In dit rapport wordt aanbevolen bij te dragen aan de versterking van
de Irakese veiligheidssector en rechtsstaat door middel van het
trainen van sleutelfiguren binnen de politieorganisatie, het
rechtswezen en de betrokken ministeries. Voorgesteld wordt om twintig
cursussen voor groepen van veertig functionarissen aan te bieden. In
eerste instantie zal deze training buiten Irak plaatsvinden; in
EU-lidstaten of eventueel in buurlanden van Irak. Nederland heeft zich
tijdens zijn EU-Voorzitterschap sterk gemaakt voor de totstandkoming
van deze missie en zal deze blijven steunen. Nederland heeft inmiddels
een preliminair aanbod gedaan om een aantal van deze cursussen te
verzorgen.
Westelijke Balkan
De Raad zal spreken over Kosovo, waarbij de Speciale Vertegenwoordiger
van de SGVN voor Kosovo, Jessen-Petersen, verslag zal doen van recente
ontwikkelingen. Hij zal hierbij met name ingaan op de stand van zaken
bij de uitvoering van het hervormingsproces ("Kosovo standards").
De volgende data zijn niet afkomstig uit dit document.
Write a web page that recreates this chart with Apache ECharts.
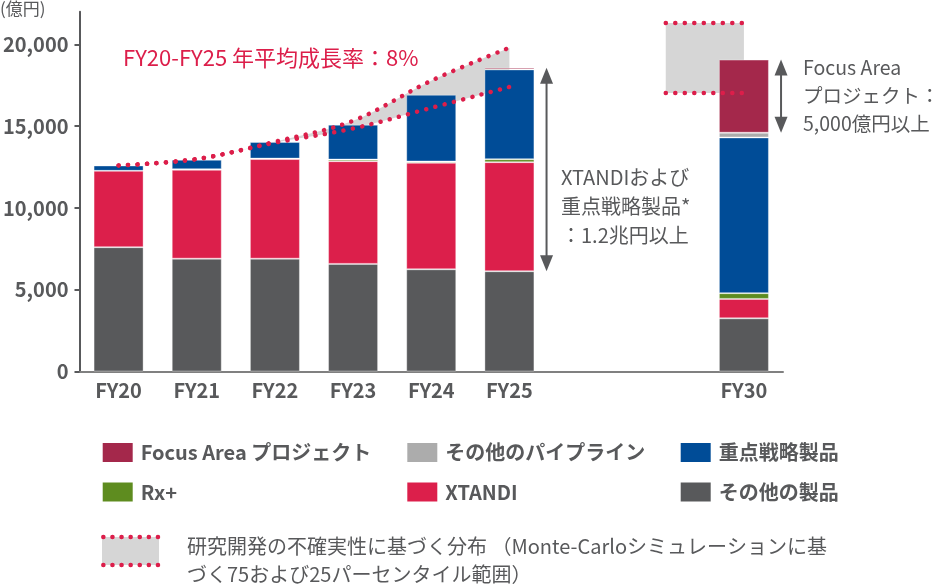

Nederland onderschrijft het grote belang van voortgang in dit proces,
met name ten aanzien van cruciale hervormingen op het gebied van
terugkeer en bescherming van minderheden, decentralisatie van bestuur
en versterking van de rechtsstaat. Daarnaast is Nederland voorstander
van een grotere EU-rol ten aanzien van Kosovo, bijvoorbeeld op
economisch terrein.
Voorts zal de Raad aandacht besteden aan Kroatië. Volgens
Hoofdaanklager Del Ponte is de Kroatische samenwerking met het
Joegoslavië-Tribunaal (ICTY) nog onvoldoende. Nederland blijft van
mening dat volledige samenwerking met het ICTY voorwaarde is voor het
openen van toetredingsonderhandelingen met Kroatië op 17 maart a.s.,
conform de Conclusies van de Europese Raad van december 2004.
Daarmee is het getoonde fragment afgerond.